Last year Newhouse, 44, without fanfare added oversight of Advance's Golf Digest Cos. to his responsibilities. He's editor in chief of the Jersey City, N.J., Jersey Journal, and the company's go-to guy in that paper's fight for union concessions. He's also chairman of Internet arm Advance.net. Executives familiar with the company say he's become a key player in reviewing potential transactions.
This makes him the only next-generation Newhouse with such diverse executive responsibilities. And, says one company staffer, who like all others interviewed spoke only on the condition of anonymity: "He's becoming more of the public face of the company."

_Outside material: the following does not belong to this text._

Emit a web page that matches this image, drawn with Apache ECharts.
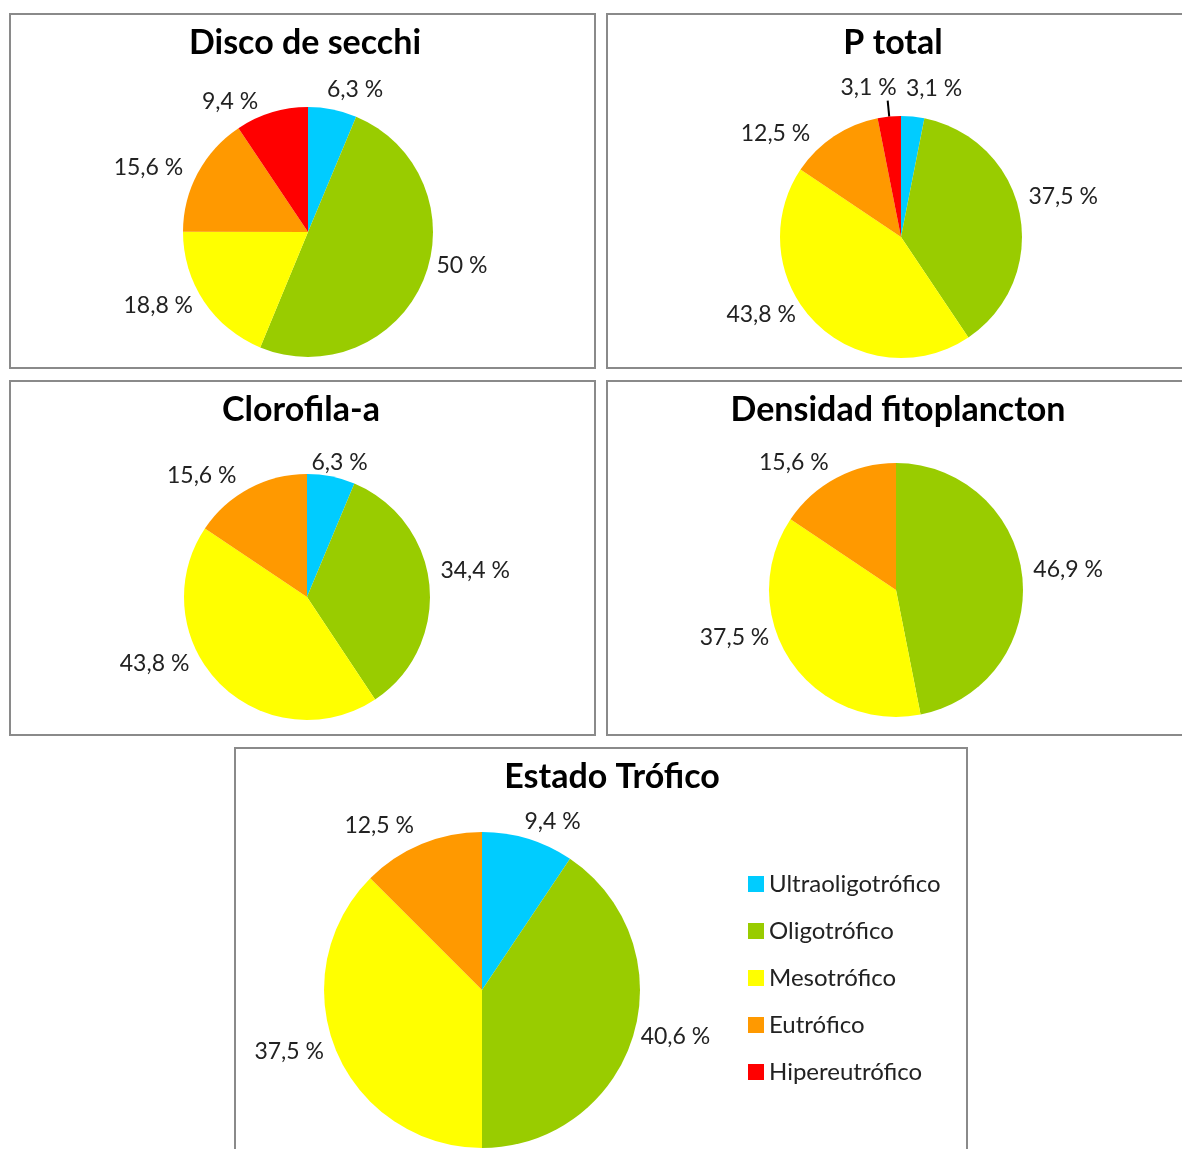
<!DOCTYPE html>
<html>
<head>
<meta charset="utf-8">
<script src="https://cdn.jsdelivr.net/npm/echarts@6/dist/echarts.min.js"></script>
<style>
html,body{margin:0;padding:0;background:#fff;}
#chart{width:1182px;height:1149px;}
</style>
</head>
<body>
<div id="chart"></div>
<script>
const categories = ['Ultraoligotrófico', 'Oligotrófico', 'Mesotrófico', 'Eutrófico', 'Hipereutrófico'];
const categoryColors = ['#00CCFF', '#99CC00', '#FFFF00', '#FF9900', '#FF0000'];
const chartTitles = ['Disco de secchi', 'P total', 'Clorofila-a', 'Densidad fitoplancton', 'Estado Trófico'];
const discoValues = [6.3, 50, 18.8, 15.6, 9.4];
const pTotalValues = [3.1, 37.5, 43.8, 12.5, 3.1];
const clorofilaValues = [6.3, 34.4, 43.8, 15.6, 0];
const densidadValues = [0, 46.9, 37.5, 15.6, 0];
const estadoValues = [9.4, 40.6, 37.5, 12.5, 0];

const FONT = 'Lato, "Open Sans", sans-serif';

// panel layout (style only)
const panels = [
  {box: [10, 14, 585, 354], center: [308, 232], r: 125, title: [305, 26]},
  {box: [607, 14, 600, 354], center: [901, 237], r: 121, title: [893, 26]},
  {box: [10, 381, 585, 354], center: [307, 597], r: 123, title: [301, 393]},
  {box: [607, 381, 600, 354], center: [896, 590], r: 127, title: [898, 393]},
  {box: [235, 748, 732, 430], center: [482, 990], r: 158, title: [612, 760]}
];
// label nudges (style only), [dx, dy] per panel and category, mimicking the original label placement
const labelNudges = [
  [[-13, -8], [-3, -19], [4, -2], [1, 0], [-5, 1]],
  [[-13, -16], [-8, -14], [-6, -16], [-12, 7], [14, -13]],
  [[-27, -2], [-6, -14], [-17, -29], [-2, -2], [0, 0]],
  [[0, 0], [-6, -7], [-6, -29], [3, -5], [0, 0]],
  [[-12, -6], [-9, -3], [4, -3], [2, -7], [0, 0]]
];
const seriesValues = [discoValues, pTotalValues, clorofilaValues, densidadValues, estadoValues];

function fmt(v) {
  return String(v).replace('.', ',') + ' %';
}

const series = seriesValues.map(function (vals, si) {
  const p = panels[si];
  const data = [];
  vals.forEach(function (v, i) {
    if (v > 0) {
      const item = {name: categories[i], value: v, catIndex: i, itemStyle: {color: categoryColors[i]}};
      if (si === 1 && i === 4) {
        item.labelLine = {show: true, length: 16, length2: 0, lineStyle: {color: '#000', width: 2}};
      }
      data.push(item);
    }
  });
  return {
    type: 'pie',
    name: chartTitles[si],
    center: p.center,
    radius: [0, p.r],
    startAngle: 90,
    clockwise: true,
    animation: false,
    avoidLabelOverlap: true,
    label: {
      show: true,
      position: 'outside',
      formatter: function (prm) { return fmt(prm.value); },
      fontFamily: FONT,
      fontSize: 23,
      color: '#222'
    },
    labelLine: {show: false, length: 12, length2: 0},
    labelLayout: function (prm) {
      const d = data[prm.dataIndex];
      const n = labelNudges[si][d.catIndex];
      return {dx: n[0], dy: n[1]};
    },
    emphasis: {disabled: true},
    data: data
  };
});

const titles = panels.map(function (p, i) {
  return {
    text: chartTitles[i],
    left: p.title[0],
    top: p.title[1],
    textAlign: 'center',
    padding: 0,
    textStyle: {fontFamily: FONT, fontSize: 34, fontWeight: 'bold', color: '#000'}
  };
});

const graphics = panels.map(function (p) {
  return {
    type: 'rect',
    shape: {x: p.box[0], y: p.box[1], width: p.box[2], height: p.box[3]},
    style: {fill: 'none', stroke: '#8a8a8a', lineWidth: 2},
    silent: true,
    z: -1
  };
});

const chart = echarts.init(document.getElementById('chart'), null, {renderer: 'canvas'});
chart.setOption({
  backgroundColor: '#fff',
  animation: false,
  title: titles,
  graphic: graphics,
  legend: {
    data: categories,
    orient: 'vertical',
    left: 748,
    top: 871,
    padding: 0,
    itemWidth: 16,
    itemHeight: 16,
    itemGap: 21,
    icon: 'rect',
    selectedMode: false,
    textStyle: {fontFamily: FONT, fontSize: 24, lineHeight: 26, color: '#222'}
  },
  series: series
});
</script>
</body>
</html>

"Well," the staffer continues, pondering the famously publicity-shy clan, "as public as the family is going to get."
All top family executives at Advance-Si, Steve, Donald and cousin Jonathan, who runs Conde Nast International out of London-declined to comment. Steven T. Florio, president-CEO of Conde Nast, was in Italy and unavailable.
Advance Publications, according to Ad Age figures, is the 12th-largest U.S. media company, owning properties as glamorous as Vanity Fair and as prosaic as the Staten Island Advance. Its estimated net revenue in 2000 was $4.5 billion. (This figure does not include the recently acquired Golf Digest Cos.) It runs the country's third-largest magazine group, encompassing Conde Nast Publications, Fairchild Publications and Sunday newspaper magazine Parade, which had estimated 2000 revenue of $1.8 billion. It has a cable partnership with AOL Time Warner, and owns the nation's fifth-largest newspaper company, which accounted for an estimated $2.8 billion-62% of net revenue.

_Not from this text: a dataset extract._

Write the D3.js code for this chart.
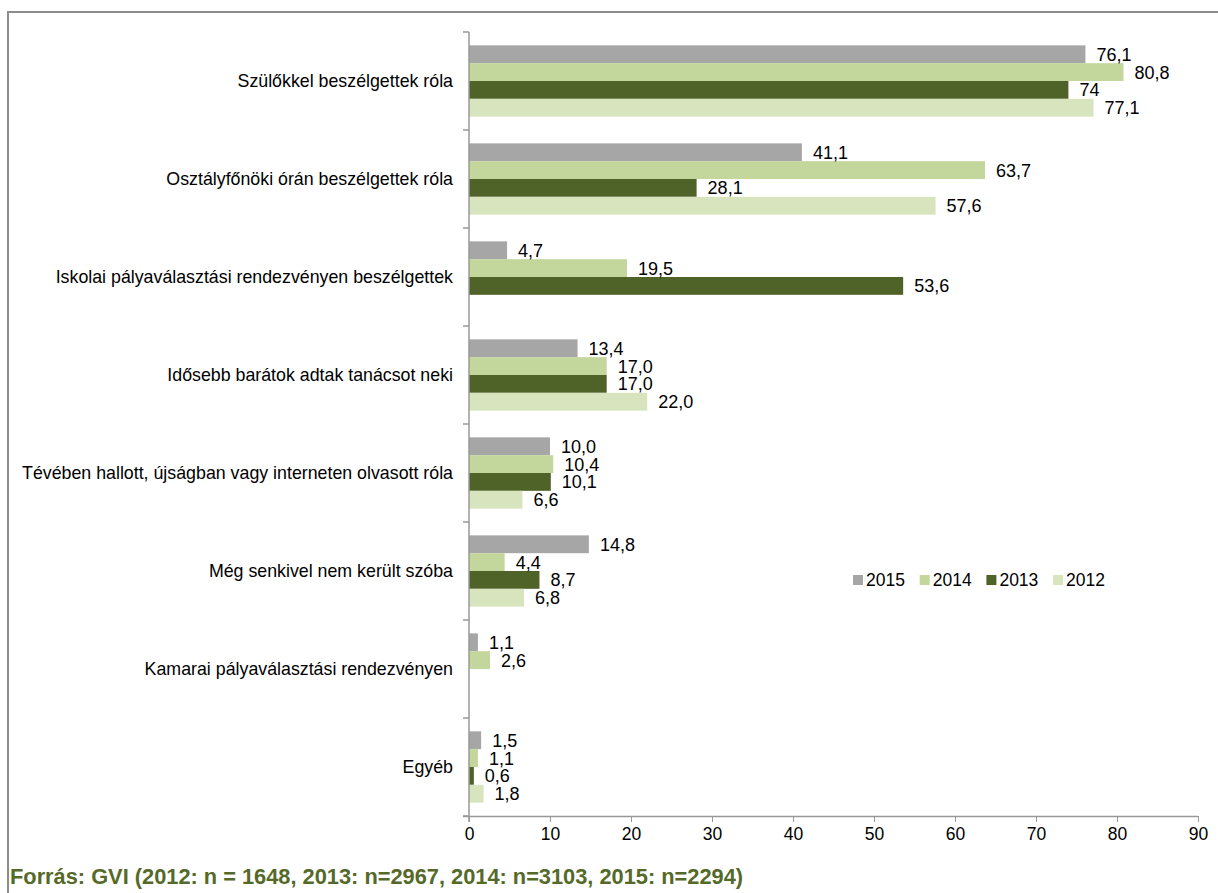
<!DOCTYPE html>
<html>
<head>
<meta charset="utf-8">
<script src="https://cdn.jsdelivr.net/npm/d3@7"></script>
<style>
  html, body { margin: 0; padding: 0; background: #fff; }
  svg { display: block; font-family: "Liberation Sans", Arial, sans-serif; }
</style>
</head>
<body>
<svg id="chart" width="1218" height="893"></svg>
<script>
// Categories, top to bottom
const categories = [
  "Szülőkkel beszélgettek róla",
  "Osztályfőnöki órán beszélgettek róla",
  "Iskolai pályaválasztási rendezvényen beszélgettek",
  "Idősebb barátok adtak tanácsot neki",
  "Tévében hallott, újságban vagy interneten olvasott róla",
  "Még senkivel nem került szóba",
  "Kamarai pályaválasztási rendezvényen",
  "Egyéb"
];

// Series values as printed (Hungarian decimal comma); null = no bar
const years = ["2015", "2014", "2013", "2012"];
const v2015 = ["76,1", "41,1", "4,7", "13,4", "10,0", "14,8", "1,1", "1,5"];
const v2014 = ["80,8", "63,7", "19,5", "17,0", "10,4", "4,4", "2,6", "1,1"];
const v2013 = ["74", "28,1", "53,6", "17,0", "10,1", "8,7", null, "0,6"];
const v2012 = ["77,1", "57,6", null, "22,0", "6,6", "6,8", null, "1,8"];
const colors = ["#a6a6a6", "#c3d69b", "#4f6228", "#d7e4bd"];
const xTicks = [0, 10, 20, 30, 40, 50, 60, 70, 80, 90];
const source = "Forrás: GVI (2012: n = 1648, 2013: n=2967, 2014: n=3103, 2015: n=2294)";

const seriesLabels = [v2015, v2014, v2013, v2012];
const parse = s => s == null ? null : +s.replace(",", ".");

const rows = [];
categories.forEach((c, i) => {
  years.forEach((y, j) => {
    const label = seriesLabels[j][i];
    if (label != null) rows.push({ cat: c, year: y, label, value: parse(label), color: colors[j] });
  });
});

const svg = d3.select("#chart");

// Frame lines
svg.append("line").attr("x1", 8).attr("x2", 1218).attr("y1", 12).attr("y2", 12)
  .attr("stroke", "#8c8c8c").attr("stroke-width", 2);
svg.append("line").attr("x1", 8).attr("x2", 8).attr("y1", 11).attr("y2", 893)
  .attr("stroke", "#8c8c8c").attr("stroke-width", 2);

const x = d3.scaleLinear().domain([0, 90]).range([469, 1198]);
const y0 = d3.scaleBand().domain(categories).range([32, 816]).padding(0);
const y1 = d3.scaleBand().domain(years).range([0, y0.bandwidth()]).paddingInner(0).paddingOuter(0.75);

// Bars
svg.append("g").selectAll("rect").data(rows).join("rect")
  .attr("x", x(0))
  .attr("y", d => y0(d.cat) + y1(d.year))
  .attr("width", d => x(d.value) - x(0))
  .attr("height", y1.bandwidth())
  .attr("fill", d => d.color);

// Value labels
svg.append("g").selectAll("text").data(rows).join("text")
  .attr("x", d => x(d.value) + 11)
  .attr("y", d => y0(d.cat) + y1(d.year) + y1.bandwidth() / 2)
  .attr("dy", "0.36em")
  .attr("font-size", 18)
  .attr("fill", "#000")
  .text(d => d.label);

// X axis
const xAxis = svg.append("g").attr("transform", "translate(0,816)")
  .call(d3.axisBottom(x).tickValues(xTicks).tickSize(6).tickPadding(6).tickFormat(d3.format("d")));
xAxis.select(".domain").attr("stroke", "#999").attr("stroke-width", 1.5).attr("d", `M${x(0) - 6},0.5H${x(90)}`);
xAxis.selectAll(".tick line").attr("stroke", "#999");
xAxis.selectAll(".tick text").attr("font-size", 17.5).attr("fill", "#000").attr("font-family", "Liberation Sans, Arial, sans-serif");

// Y axis: category labels centred on each band, tick marks on band edges
const yAxisG = svg.append("g");
yAxisG.append("line").attr("x1", x(0)).attr("x2", x(0)).attr("y1", 32).attr("y2", 822)
  .attr("stroke", "#999").attr("stroke-width", 1.5);
const edges = categories.map(c => y0(c)).concat([y0.range()[1]]);
yAxisG.selectAll("line.edge").data(edges).join("line").attr("class", "edge")
  .attr("x1", x(0) - 6).attr("x2", x(0)).attr("y1", d => d).attr("y2", d => d)
  .attr("stroke", "#999").attr("stroke-width", 1.5);
yAxisG.selectAll("text").data(categories).join("text")
  .attr("x", 453)
  .attr("y", d => y0(d) + y0.bandwidth() / 2)
  .attr("dy", "0.36em")
  .attr("text-anchor", "end")
  .attr("font-size", 17.8)
  .attr("fill", "#000")
  .text(d => d);

// Legend
const legend = svg.append("g").attr("transform", "translate(853,580)");
const lg = legend.selectAll("g").data(years).join("g")
  .attr("transform", (d, i) => `translate(${i * 66.7},0)`);
lg.append("rect").attr("x", 0).attr("y", -5).attr("width", 10).attr("height", 10)
  .attr("fill", (d, i) => colors[i]);
lg.append("text").attr("x", 13).attr("y", 0).attr("dy", "0.36em")
  .attr("font-size", 17.5).attr("fill", "#000").text(d => d);

// Source note
svg.append("text").attr("x", 10).attr("y", 884)
  .attr("font-size", 21.8).attr("font-weight", "bold").attr("fill", "#556a28")
  .text(source);
</script>
</body>
</html>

The company's newspapers capitalized early on the potential to serve as online regional info hubs-as with New Jersey Online-but its magazines have had a rockier time navigating the Web's shoals. Still, the fits and starts of the magazines' Net ventures (and Fairchild's scotching a pricey, subscription-driven wwd.com) have apparently not affected Steve's stock.
In 1994, Si Newhouse told Ad Age his cousin Jonathan, now 48, "will take my place" at Conde Nast, prompting speculation Jonathan would run the empire. But insiders say Jonathan's absence from stateside power centers and social gatherings-like the holiday lunch at New York's Four Seasons-is telling.
"You'd think in a company with a [74-year old] chairman," says one company executive, "that if Jonathan was truly the designated [heir] they would start a program to have him have personal relationships at the company." But this hasn't happened. "Now, what does that mean?"
Jonathan Newhouse, who also spent time in Paris, is viewed as the family hipster, sporting a stylishly shaved head. Steve is seen as more approachable and outgoing than his uncle Si, whose legendarily laconic ways have accumulated much mystique over the years.
Steve's ascent comes as the company, long renowned for its lavish expense accounts and magazine budgets (if there were budgets), shows signs of increased attention to the bottom line. Last year the company hired management consultants McKinsey & Co. Late in the year, Advance began merging back-office operations across the company's units. (Executives expect further action in that arena.) Conde Nast also trimmed corporate staff and closed Mademoiselle. In October, Advance moved staffers who'd been housed in another building in Manhattan to its Conde Nast headquarters, saving what one company executive said was $6 million a year.
But if the family has shown signs of demanding more fiscal prudence, some say the heir-in-waiting shows few signs of feeling any heat.
Steve "takes his position, if not his responsibilities, lightly," says a Conde Nast executive. "For my money," the executive added, "I hope [Si's successor] is Steve."